How does one compress a large number of small files? I have over a terrabyte of data that is currently stored as small matlab .mat files (~750 KB each) in a hierarchy of directories (the top level directories contain several GB of data which are then divided among a few hundred subdirectories that vary in size from a couple of MB to a few hundred MB). I'm considering compressing the data, but I'm not 100% what the best way to do that is for such a large structure. Also, does anybody have any suggestions as to which compression format will work best? — D. Borrero 2009-07-08 13:29
Aren't Matlab .mat files binary floating-point data and thus already compressed?
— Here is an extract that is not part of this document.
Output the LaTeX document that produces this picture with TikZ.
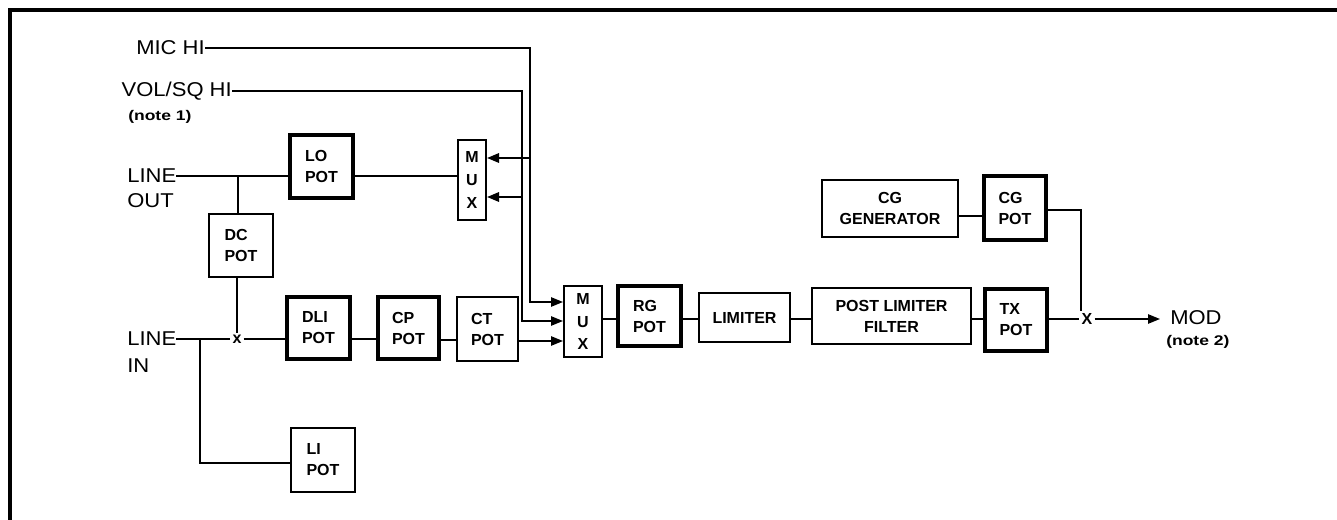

If there is room to be gained from compression (try gzipping an individual file) I would suggest one of two alternatives:
tar cvfpz bigdir.tgz bigdir” where bigdir is the name of the toplevel directory. That will compress everything into one big tarfile, which you then list contents/extract with ”tar tvfpz bigdir.tgz” or ”tar xvfpz bigdir.tgz”. gzip -r .”. That'll do a recursive descent into the current directory and compress all files within. Alternatively you could do ”find . -name '*.mat' -exec gzip {} \;”. You can use bzip2 instead of gzip in the latter commands (j in place of z in the tar commands); bzip2 is supposed to give better compression but it doesn't always.